Hey, it’s Tom, as you may know, or not, I spend a lot of my time on iOS Development and I’ve spent really a lot of my time during the last 10 years developing on that platform, why didn’t I burnt out? Well in this post I want to share with you why I really enjoy developing native apps for iOS devices, let’s start.
At first, short disclaimer, in some points I compare iOS Development to Android Development but I believe I’m allowed to do this as I was an Android Developer for some time in my career and I’m still contributing here and there in Android projects, but now rather as a supporting developer. Ok, let’s get back to the main topic.
Performance – nowadays it’s maybe not as important, because most of the devices available on the market are powerful enough, but back in the days… iPhone was way faster than Android phones and as a result it was just easier for developer to write fancy animations and transitions without worrying about lag or FPS drop, the UI looked smoother, even today I have a feeling that animations and transitions across iPhones are working in more consistent way than in case of Android.

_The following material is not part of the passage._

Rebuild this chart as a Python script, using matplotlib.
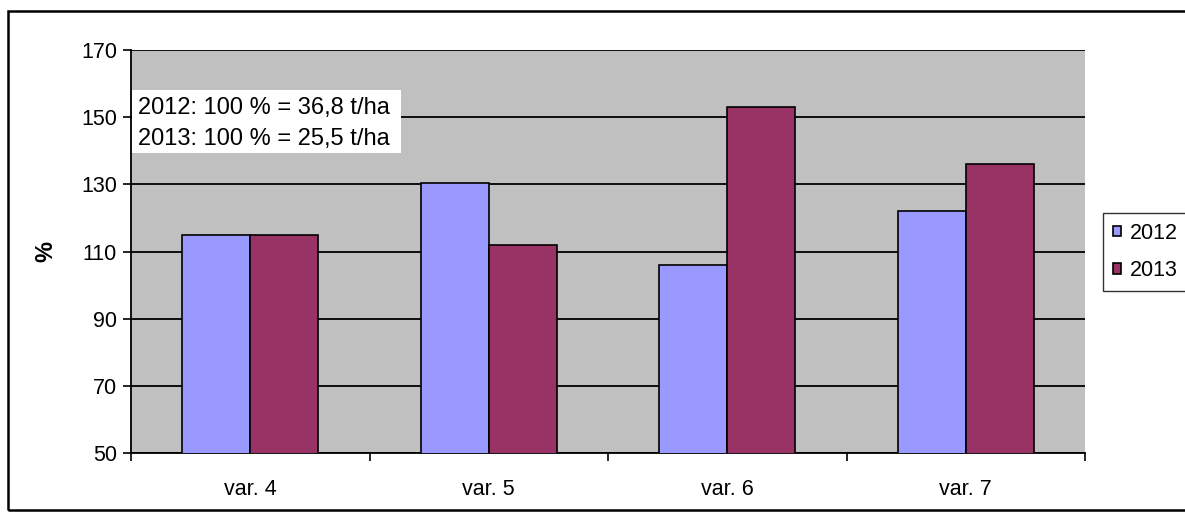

iOS apps are easy to test – really. At first, because the simulator is pretty fast and works just like the real devices, and secondly because all devices use exactly the same version of the system, there are no changes caused by additional logic added by the manufacturers, like Huawei or Samsung. Really, if you will solve an issue once, it will be solved for all iOS devices, period. Why it’s important? Let’s ask any Android developer about the problem of handling the same logic on different devices, for example, photos rotation, the problem started a few years ago in some LG device if I’m correct, but later on, it turned out that also some Huawei devices are rotating taken photos wrongly, as a result, you had to read Exif data and check if orientation is correct if you would test only on Samsung, you would never notice this bug, that’s just one example that comes to my mind. You can face the same problem while working with web apps, different browsers start supporting new web features sooner or later, or never 😉
OS Adoption – talking about support for new features, this is also something that I love about apple ecosystem. iPhone users install new version of the system really fast. Apple announces new SDK in June, public beta is available in August or September and public release takes place about September or October, till the end of the year most of active users in the apps i have access install newest version of OS, after few months since official release you can be sure that most of your active users will be able to use newest OS features, isn’t it beautiful? To be clear, these are not only users of newest generation, people with 3-4 year old iPhones also update system pretty fast, however slowly than owners of last 2 generations. Here is the proof: https://developer.apple.com/support/app-store/ It’s February, most recent version of iOS was released in September, after 5 months over 80% of users owning last 4 generations of iPhone use the newest OS version and have access to new features like for example app clips and home screen widgets. Moreover, 98% of those users use at least iOS 13, so the version introduced a year ago. The interesting part is also presented below, over 70% of all iPhone users use iOS 14, please take into account that some older devices, like iPhone 6 and previous didn’t get update this year, however, 90% of all devices use iOS 13. To sum it up I can say that you can safely bet, that nearly all active users of your app will use at least iOS 13 and most of them will use iOS 14, and this is a constant trend, I see this early adoption every single year. Don’t get me wrong I don’t want to criticize Google, but in the case of Android newest OS version adoption doesn’t look good and they know it, because they even stopped publishing this data on their official website https://developer.android.com/about/dashboards, so I had to use 3rd party analytics: https://www.appbrain.com/stats/top-android-sdk-versions as you see, still a lot of people use previous versions of the Android, only 56% of all users use last 2 versions of the SDK (10 and 9), as for the moment of this recording Android 11 was released, but it’s fresh thing so i don’t take it into account at all.
Rich SDK – Apple provides a ton of features built into SDK. Thanks to that developers are able to build apps using not so many 3rd party libraries. A great example might be audio, video, or image processing, in this case, SDK offers so many ready-to-use methods that writing something from scratch demands really some sophisticated needs, for most of the apps there is more in this SDK than you might ever need. Why rich SDK is good? I’m going to record a video about the pros and cons of using 3rd party libraries, but as for now, let’s say that Apple SDK is just really stable and reliable. From my experience, it’s easy to notice, that the Android version of the app is usually using more dependencies and 3rd party libraries to offer some functionalities and that brings a lot of risk in long term.
Consistent UI/UX – this is a huge benefit, in my opinion. Of course, Apple makes a bigger redesign every few years, but in general, most of the apps on iOS have a very similar feeling, flow and look, why? Firstly, because of Apple guidelines, they are like a roadmap, you just have to learn them once, and then you play the game according to the rules. Thanks to that end-user knows what to expect and is able to predict what will happen for example after pressing the button on the left part of the navigation bar, etc. Look and feel is consistent also because once again iOS SDK offers a lot of customizable widgets and both designers and developers got used to using them. Every tab bar, navigation bar or tableviewcell, offer customization, you might usually not notice that but in general, under the hood, most elements of the app are just widgets taken from official SDK, they are customized, but they offer a very similar feeling and this is probably the key of success.